I don’t know about TV, but my father went to college in Indiana in the late 1940s, and he used to listen to WOWO as he studied late at night. He told me that every night they would play a Fort Pitt Beer commercial, the announcer would say “That’s it: Fort Pitt!”, they played “Back Home Again in Indiana,” and then they played the Anthem and signed off. Then he went to bed.

Do you mean that a national anthem is a manifestation of insanity?

I’ve never seen the national anthem played in American movie theaters before, and I would resent something like that shoved down my throat; I payed to see a movie, not be brainwashed with jingoism.

The first time I visited the Philippines I was confused as hell why everyone was standing for some song I had never heard before being played in the theater…I had never heard of the national anthem (of any country) being played in the movie theater.

I take it you’re not a fan of professional sports.

I don’t recall that.
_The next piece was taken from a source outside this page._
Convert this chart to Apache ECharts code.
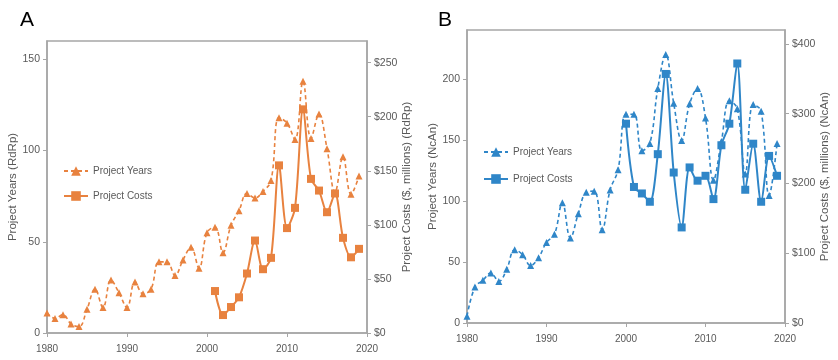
<!DOCTYPE html>
<html lang="en">
<head>
    <meta charset="UTF-8">
    <title>Project Years and Costs</title>
    <script src="https://cdn.jsdelivr.net/npm/echarts@6/dist/echarts.min.js"></script>
</head>
<body style="margin: 0; background: #fff">
<div id="container" style="width:838px;height:360px;"></div>

<script>
    // data
    var years = [1980, 1981, 1982, 1983, 1984, 1985, 1986, 1987, 1988, 1989,
        1990, 1991, 1992, 1993, 1994, 1995, 1996, 1997, 1998, 1999,
        2000, 2001, 2002, 2003, 2004, 2005, 2006, 2007, 2008, 2009,
        2010, 2011, 2012, 2013, 2014, 2015, 2016, 2017, 2018, 2019];

    // panel A (RdRp)
    var projYearsA = [11, 8, 10, 5, 3.5, 13, 24, 14, 29, 22,
        14, 28, 21.5, 24, 39, 39, 31.5, 40, 47, 35.5,
        55, 58, 44, 59, 67, 76.5, 74, 77.6, 83.5, 118,
        115, 106, 138, 106.6, 120, 101, 77, 96.6, 76, 86];
    var costYearsA = [2001, 2002, 2003, 2004, 2005, 2006, 2007, 2008, 2009, 2010,
        2011, 2012, 2013, 2014, 2015, 2016, 2017, 2018, 2019];
    var projCostsA = [38.8, 16.6, 24, 33, 55, 85.5, 59, 69.5, 155, 97,
        115.7, 206.8, 142.5, 131.7, 111.7, 129, 88, 70, 77.8];

    // panel B (NcAn)
    var projYearsB = [5.5, 29.5, 35, 41, 34, 44, 60, 56, 47, 53.5,
        66, 72.6, 98.5, 69.6, 89.5, 107, 108, 76.4, 109, 125.5,
        171, 171, 141, 147, 192, 220, 180, 149.5, 179.5, 192,
        168, 117, 148.7, 182, 175.5, 122, 179, 173.5, 104.5, 147];
    var costYearsB = [2000, 2001, 2002, 2003, 2004, 2005, 2006, 2007, 2008, 2009,
        2010, 2011, 2012, 2013, 2014, 2015, 2016, 2017, 2018, 2019];
    var projCostsB = [285.7, 195, 185.7, 173.8, 242, 357, 215.7, 137, 223, 204,
        211, 177.6, 254.8, 285.7, 372, 191, 257, 173.8, 239.5, 211];

    var orange = "#E8823F";
    var blue = "#2F86C8";
    var axisGrey = "#a6a6a6";
    var textGrey = "#595959";
    var font = "'Liberation Sans', sans-serif";

    function pairs(xs, ys) {
        return xs.map(function (x, i) { return [x, ys[i]]; });
    }

    function xAxisFor(grid) {
        return {
            type: "value", gridIndex: grid, min: 1980, max: 2020, interval: 10,
            axisLine: { lineStyle: { color: axisGrey, width: 1.5 } },
            axisTick: { length: 4, lineStyle: { color: axisGrey } },
            axisLabel: {
                color: textGrey, fontSize: 10, fontFamily: font, margin: 11,
                formatter: function (v) { return String(v); }
            },
            splitLine: { show: false }
        };
    }

    function yAxisFor(grid, pos, max, interval, name, gap, money) {
        return {
            type: "value", gridIndex: grid, position: pos, min: 0, max: max, interval: interval,
            name: name, nameLocation: "middle", nameGap: gap,
            nameTextStyle: { color: textGrey, fontSize: 11.5, fontFamily: font },
            axisLine: { show: true, lineStyle: { color: axisGrey, width: 1.5 } },
            axisTick: { show: true, length: 4, lineStyle: { color: axisGrey } },
            axisLabel: {
                color: textGrey, fontSize: 10.5, fontFamily: font, margin: 7, showMaxLabel: false,
                formatter: money ? "${value}" : "{value}"
            },
            splitLine: { show: false }
        };
    }

    var legendNames = { yA: "Project Years", cA: "Project Costs", yB: "Project Years", cB: "Project Costs" };

    function legendFor(ids, left, top, gap) {
        return {
            orient: "vertical", left: left, top: top, itemGap: gap, itemWidth: 24, itemHeight: 12,
            data: ids, selectedMode: false,
            textStyle: { color: textGrey, fontSize: 10, fontFamily: font },
            formatter: function (n) { return legendNames[n]; }
        };
    }

    function yearsSeries(id, xi, yi, data, color) {
        return {
            name: id, type: "line", xAxisIndex: xi, yAxisIndex: yi, data: data,
            smooth: 0.4, symbol: "triangle", symbolSize: 7,
            lineStyle: { color: color, width: 1.6, type: [4, 3] },
            itemStyle: { color: color }
        };
    }

    function costsSeries(id, xi, yi, data, color) {
        return {
            name: id, type: "line", xAxisIndex: xi, yAxisIndex: yi, data: data,
            smooth: 0.3, symbol: "rect", symbolSize: 8,
            lineStyle: { color: color, width: 2 },
            itemStyle: { color: color }
        };
    }

    var myChart = echarts.init(document.getElementById("container"), null, { renderer: "canvas" });

    var option = {
        animation: false,
        backgroundColor: "#fff",
        title: [
            { text: "A", left: 15, top: 5, textStyle: { fontSize: 21, fontWeight: "normal", color: "#000", fontFamily: font } },
            { text: "B", left: 433, top: 5, textStyle: { fontSize: 21, fontWeight: "normal", color: "#000", fontFamily: font } }
        ],
        grid: [
            { left: 47, top: 41, width: 320, height: 292, show: true, borderColor: axisGrey, borderWidth: 1.5 },
            { left: 467, top: 30, width: 318, height: 293, show: true, borderColor: axisGrey, borderWidth: 1.5 }
        ],
        legend: [
            legendFor(["yA", "cA"], 58, 161, 15),
            legendFor(["yB", "cB"], 478, 142, 17)
        ],
        xAxis: [xAxisFor(0), xAxisFor(1)],
        yAxis: [
            yAxisFor(0, "left", 160, 50, "Project Years (RdRp)", 22, false),
            yAxisFor(0, "right", 270, 50, "Project Costs ($, millions) (RdRp)", 30, true),
            yAxisFor(1, "left", 240, 50, "Project Years (NcAn)", 22, false),
            yAxisFor(1, "right", 420, 100, "Project Costs ($, millions) (NcAn)", 30, true)
        ],
        series: [
            yearsSeries("yA", 0, 0, pairs(years, projYearsA), orange),
            costsSeries("cA", 0, 1, pairs(costYearsA, projCostsA), orange),
            yearsSeries("yB", 1, 2, pairs(years, projYearsB), blue),
            costsSeries("cB", 1, 3, pairs(costYearsB, projCostsB), blue)
        ]
    };

    myChart.setOption(option);
</script>
</body>
</html>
I grew up in Toronto, Ontario. All we got was the movie, and maybe some trailers. Where did this occur?

I agree.

I remember when a Canadian, at a Canadian sporting event, wasn’t required to remove his or her hat, and did not have to hold his or her hand over the heart and face the flag. Now, thanks to the inundation of American sporting events on TV, it seems that is de rigeur for Canadians.

Hell, I’ve seen it at the local pro wrestling events. Right down to fans saying to each other, “You have to take off your hat” and “Put your hand over your heart.” But that’s not what Canadians traditionally do.

Not me. I certainly respect my country, but I’ll keep my hat on my head, one hand on my beer, and belt out “O Canada” better than any of them.